Instruction
Leaving out the pictures, transcribe all of the records faithfully.
** Begin Data provided **
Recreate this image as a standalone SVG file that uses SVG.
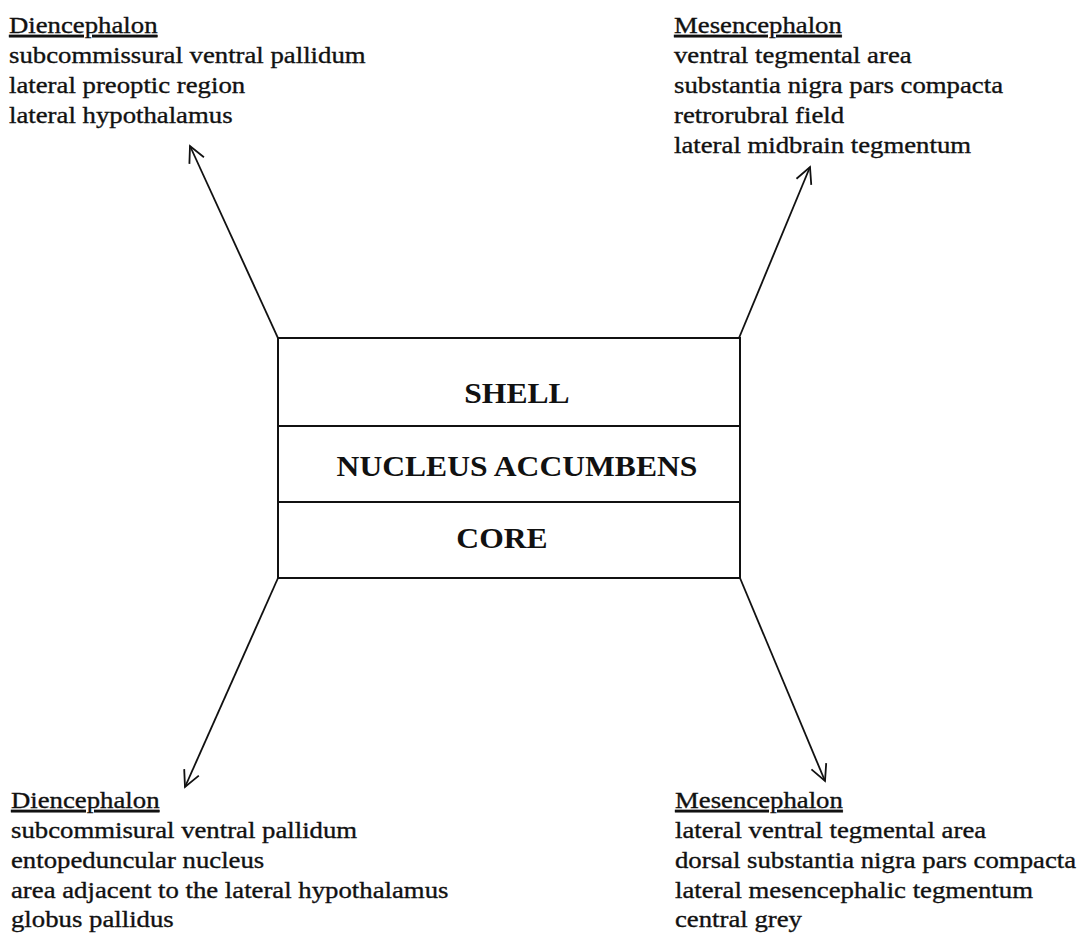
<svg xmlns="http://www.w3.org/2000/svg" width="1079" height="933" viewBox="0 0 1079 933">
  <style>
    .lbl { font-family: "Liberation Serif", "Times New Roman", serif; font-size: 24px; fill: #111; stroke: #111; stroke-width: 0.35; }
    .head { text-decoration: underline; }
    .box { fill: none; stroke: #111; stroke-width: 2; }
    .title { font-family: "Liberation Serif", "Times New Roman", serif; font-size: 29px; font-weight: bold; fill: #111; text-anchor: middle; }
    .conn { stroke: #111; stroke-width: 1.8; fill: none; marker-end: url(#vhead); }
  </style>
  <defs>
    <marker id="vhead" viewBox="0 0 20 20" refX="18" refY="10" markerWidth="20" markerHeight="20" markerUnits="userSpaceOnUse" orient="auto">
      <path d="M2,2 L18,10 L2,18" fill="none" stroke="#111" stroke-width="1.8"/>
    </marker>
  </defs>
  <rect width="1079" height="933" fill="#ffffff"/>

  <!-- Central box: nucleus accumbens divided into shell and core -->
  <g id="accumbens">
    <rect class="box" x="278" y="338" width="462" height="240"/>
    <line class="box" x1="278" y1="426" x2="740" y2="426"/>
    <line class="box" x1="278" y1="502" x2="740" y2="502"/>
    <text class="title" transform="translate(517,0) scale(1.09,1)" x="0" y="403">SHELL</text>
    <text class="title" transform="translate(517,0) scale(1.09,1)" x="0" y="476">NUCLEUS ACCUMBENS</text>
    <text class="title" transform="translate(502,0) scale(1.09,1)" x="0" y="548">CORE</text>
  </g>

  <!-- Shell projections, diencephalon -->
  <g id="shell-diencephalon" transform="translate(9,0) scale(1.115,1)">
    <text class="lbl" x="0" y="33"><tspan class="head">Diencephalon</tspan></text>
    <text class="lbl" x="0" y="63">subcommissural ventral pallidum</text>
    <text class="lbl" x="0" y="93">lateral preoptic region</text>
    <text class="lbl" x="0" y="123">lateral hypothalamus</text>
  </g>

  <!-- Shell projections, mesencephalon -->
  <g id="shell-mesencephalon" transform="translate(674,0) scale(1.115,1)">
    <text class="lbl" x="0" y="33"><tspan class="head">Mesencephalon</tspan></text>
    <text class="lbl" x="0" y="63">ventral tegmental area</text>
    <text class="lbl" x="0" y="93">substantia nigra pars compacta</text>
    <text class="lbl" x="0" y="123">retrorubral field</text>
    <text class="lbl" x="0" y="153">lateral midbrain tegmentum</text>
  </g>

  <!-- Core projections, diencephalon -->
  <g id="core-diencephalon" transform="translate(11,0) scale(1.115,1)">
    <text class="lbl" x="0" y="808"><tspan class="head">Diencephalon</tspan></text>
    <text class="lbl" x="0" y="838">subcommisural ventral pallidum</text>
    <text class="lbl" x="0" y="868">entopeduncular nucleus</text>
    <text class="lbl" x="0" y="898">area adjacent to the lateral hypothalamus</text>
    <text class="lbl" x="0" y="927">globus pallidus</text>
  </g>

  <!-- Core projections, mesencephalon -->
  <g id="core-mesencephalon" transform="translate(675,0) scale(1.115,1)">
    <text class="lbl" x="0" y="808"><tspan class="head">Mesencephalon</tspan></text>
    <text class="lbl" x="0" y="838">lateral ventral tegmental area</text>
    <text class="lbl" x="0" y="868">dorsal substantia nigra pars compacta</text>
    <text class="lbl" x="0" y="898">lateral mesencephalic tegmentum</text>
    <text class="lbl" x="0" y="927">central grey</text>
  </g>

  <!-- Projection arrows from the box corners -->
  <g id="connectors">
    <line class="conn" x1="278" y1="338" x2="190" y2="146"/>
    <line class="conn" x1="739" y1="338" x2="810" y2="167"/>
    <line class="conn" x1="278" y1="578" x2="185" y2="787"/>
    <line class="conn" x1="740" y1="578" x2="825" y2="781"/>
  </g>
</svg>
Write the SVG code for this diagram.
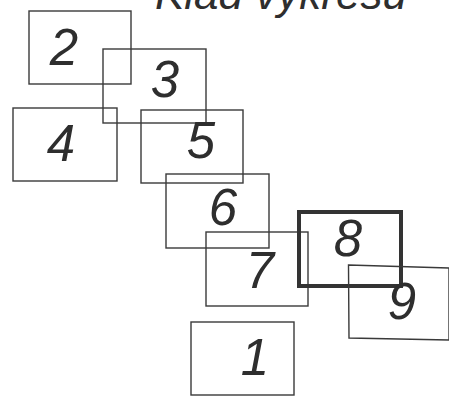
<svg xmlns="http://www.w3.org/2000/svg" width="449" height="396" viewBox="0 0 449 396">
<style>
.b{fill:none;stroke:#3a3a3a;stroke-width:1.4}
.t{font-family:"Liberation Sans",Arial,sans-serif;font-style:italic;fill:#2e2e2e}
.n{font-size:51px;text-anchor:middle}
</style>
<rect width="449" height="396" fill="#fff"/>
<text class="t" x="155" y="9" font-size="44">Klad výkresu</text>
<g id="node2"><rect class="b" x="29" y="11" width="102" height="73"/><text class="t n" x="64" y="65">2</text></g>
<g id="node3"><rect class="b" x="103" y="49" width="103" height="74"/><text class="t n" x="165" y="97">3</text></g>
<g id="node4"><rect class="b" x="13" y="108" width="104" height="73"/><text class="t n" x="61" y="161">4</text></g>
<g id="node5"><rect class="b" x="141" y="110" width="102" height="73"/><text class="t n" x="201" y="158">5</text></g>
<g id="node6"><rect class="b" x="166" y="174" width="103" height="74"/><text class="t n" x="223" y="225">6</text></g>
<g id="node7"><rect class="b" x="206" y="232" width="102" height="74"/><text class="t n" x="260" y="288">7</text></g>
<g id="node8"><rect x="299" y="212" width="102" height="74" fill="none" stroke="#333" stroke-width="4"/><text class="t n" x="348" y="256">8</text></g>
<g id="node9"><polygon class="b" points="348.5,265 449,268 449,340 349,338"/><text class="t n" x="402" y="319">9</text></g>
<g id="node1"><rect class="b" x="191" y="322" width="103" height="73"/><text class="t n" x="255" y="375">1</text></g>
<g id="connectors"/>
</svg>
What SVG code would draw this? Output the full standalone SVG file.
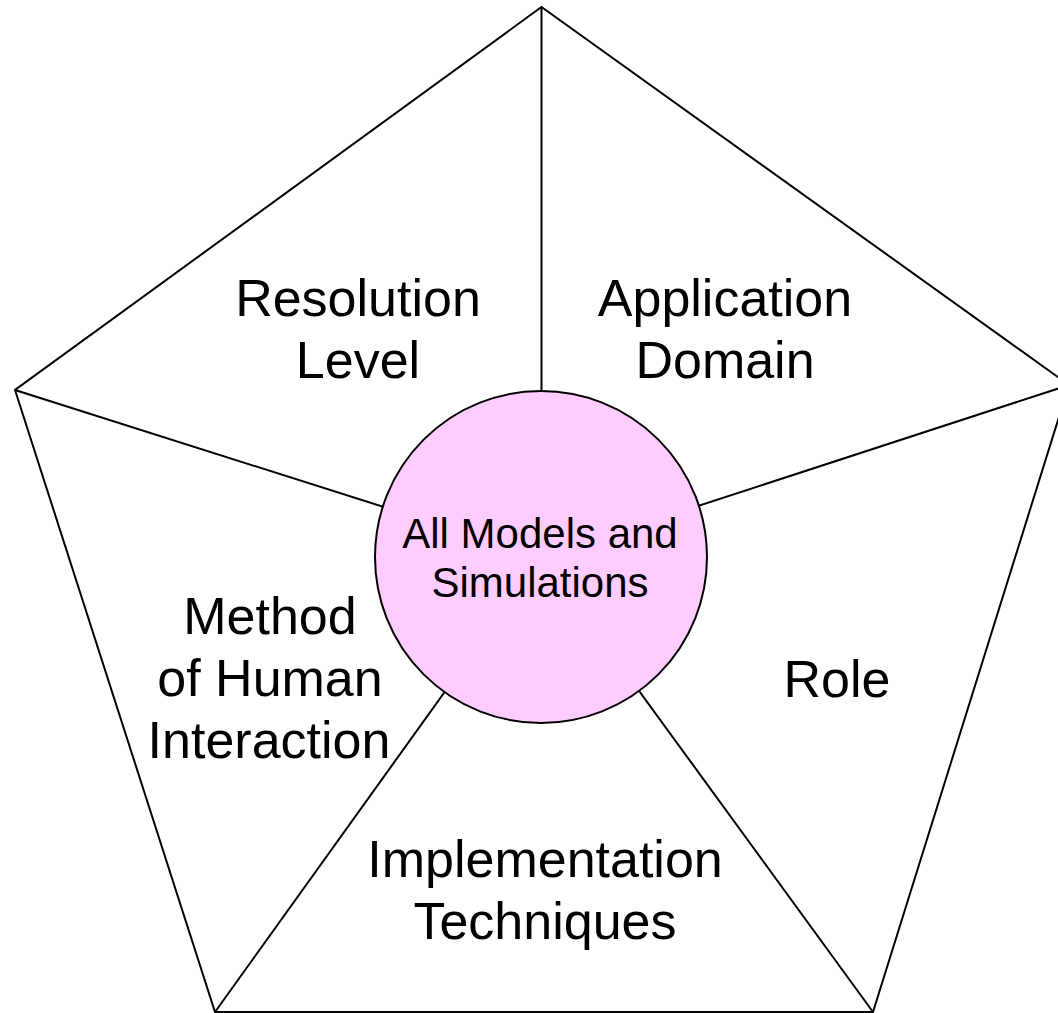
** End Data provided **
Complete response
Recreate this image as a standalone SVG file that uses SVG.
<svg xmlns="http://www.w3.org/2000/svg" width="1079" height="933" viewBox="0 0 1079 933">
  <style>
    .lbl { font-family: "Liberation Serif", "Times New Roman", serif; font-size: 24px; fill: #111; stroke: #111; stroke-width: 0.35; }
    .head { text-decoration: underline; }
    .box { fill: none; stroke: #111; stroke-width: 2; }
    .title { font-family: "Liberation Serif", "Times New Roman", serif; font-size: 29px; font-weight: bold; fill: #111; text-anchor: middle; }
    .conn { stroke: #111; stroke-width: 1.8; fill: none; marker-end: url(#vhead); }
  </style>
  <defs>
    <marker id="vhead" viewBox="0 0 20 20" refX="18" refY="10" markerWidth="20" markerHeight="20" markerUnits="userSpaceOnUse" orient="auto">
      <path d="M2,2 L18,10 L2,18" fill="none" stroke="#111" stroke-width="1.8"/>
    </marker>
  </defs>
  <rect width="1079" height="933" fill="#ffffff"/>

  <!-- Central box: nucleus accumbens divided into shell and core -->
  <g id="accumbens">
    <rect class="box" x="278" y="338" width="462" height="240"/>
    <line class="box" x1="278" y1="426" x2="740" y2="426"/>
    <line class="box" x1="278" y1="502" x2="740" y2="502"/>
    <text class="title" transform="translate(517,0) scale(1.09,1)" x="0" y="403">SHELL</text>
    <text class="title" transform="translate(517,0) scale(1.09,1)" x="0" y="476">NUCLEUS ACCUMBENS</text>
    <text class="title" transform="translate(502,0) scale(1.09,1)" x="0" y="548">CORE</text>
  </g>

  <!-- Shell projections, diencephalon -->
  <g id="shell-diencephalon" transform="translate(9,0) scale(1.115,1)">
    <text class="lbl" x="0" y="33"><tspan class="head">Diencephalon</tspan></text>
    <text class="lbl" x="0" y="63">subcommissural ventral pallidum</text>
    <text class="lbl" x="0" y="93">lateral preoptic region</text>
    <text class="lbl" x="0" y="123">lateral hypothalamus</text>
  </g>

  <!-- Shell projections, mesencephalon -->
  <g id="shell-mesencephalon" transform="translate(674,0) scale(1.115,1)">
    <text class="lbl" x="0" y="33"><tspan class="head">Mesencephalon</tspan></text>
    <text class="lbl" x="0" y="63">ventral tegmental area</text>
    <text class="lbl" x="0" y="93">substantia nigra pars compacta</text>
    <text class="lbl" x="0" y="123">retrorubral field</text>
    <text class="lbl" x="0" y="153">lateral midbrain tegmentum</text>
  </g>

  <!-- Core projections, diencephalon -->
  <g id="core-diencephalon" transform="translate(11,0) scale(1.115,1)">
    <text class="lbl" x="0" y="808"><tspan class="head">Diencephalon</tspan></text>
    <text class="lbl" x="0" y="838">subcommisural ventral pallidum</text>
    <text class="lbl" x="0" y="868">entopeduncular nucleus</text>
    <text class="lbl" x="0" y="898">area adjacent to the lateral hypothalamus</text>
    <text class="lbl" x="0" y="927">globus pallidus</text>
  </g>

  <!-- Core projections, mesencephalon -->
  <g id="core-mesencephalon" transform="translate(675,0) scale(1.115,1)">
    <text class="lbl" x="0" y="808"><tspan class="head">Mesencephalon</tspan></text>
    <text class="lbl" x="0" y="838">lateral ventral tegmental area</text>
    <text class="lbl" x="0" y="868">dorsal substantia nigra pars compacta</text>
    <text class="lbl" x="0" y="898">lateral mesencephalic tegmentum</text>
    <text class="lbl" x="0" y="927">central grey</text>
  </g>

  <!-- Projection arrows from the box corners -->
  <g id="connectors">
    <line class="conn" x1="278" y1="338" x2="190" y2="146"/>
    <line class="conn" x1="739" y1="338" x2="810" y2="167"/>
    <line class="conn" x1="278" y1="578" x2="185" y2="787"/>
    <line class="conn" x1="740" y1="578" x2="825" y2="781"/>
  </g>
</svg>
Write the SVG code for this diagram.
<svg xmlns="http://www.w3.org/2000/svg" width="449" height="396" viewBox="0 0 449 396">
<style>
.b{fill:none;stroke:#3a3a3a;stroke-width:1.4}
.t{font-family:"Liberation Sans",Arial,sans-serif;font-style:italic;fill:#2e2e2e}
.n{font-size:51px;text-anchor:middle}
</style>
<rect width="449" height="396" fill="#fff"/>
<text class="t" x="155" y="9" font-size="44">Klad výkresu</text>
<g id="node2"><rect class="b" x="29" y="11" width="102" height="73"/><text class="t n" x="64" y="65">2</text></g>
<g id="node3"><rect class="b" x="103" y="49" width="103" height="74"/><text class="t n" x="165" y="97">3</text></g>
<g id="node4"><rect class="b" x="13" y="108" width="104" height="73"/><text class="t n" x="61" y="161">4</text></g>
<g id="node5"><rect class="b" x="141" y="110" width="102" height="73"/><text class="t n" x="201" y="158">5</text></g>
<g id="node6"><rect class="b" x="166" y="174" width="103" height="74"/><text class="t n" x="223" y="225">6</text></g>
<g id="node7"><rect class="b" x="206" y="232" width="102" height="74"/><text class="t n" x="260" y="288">7</text></g>
<g id="node8"><rect x="299" y="212" width="102" height="74" fill="none" stroke="#333" stroke-width="4"/><text class="t n" x="348" y="256">8</text></g>
<g id="node9"><polygon class="b" points="348.5,265 449,268 449,340 349,338"/><text class="t n" x="402" y="319">9</text></g>
<g id="node1"><rect class="b" x="191" y="322" width="103" height="73"/><text class="t n" x="255" y="375">1</text></g>
<g id="connectors"/>
</svg>
What SVG code would draw this? Output the full standalone SVG file.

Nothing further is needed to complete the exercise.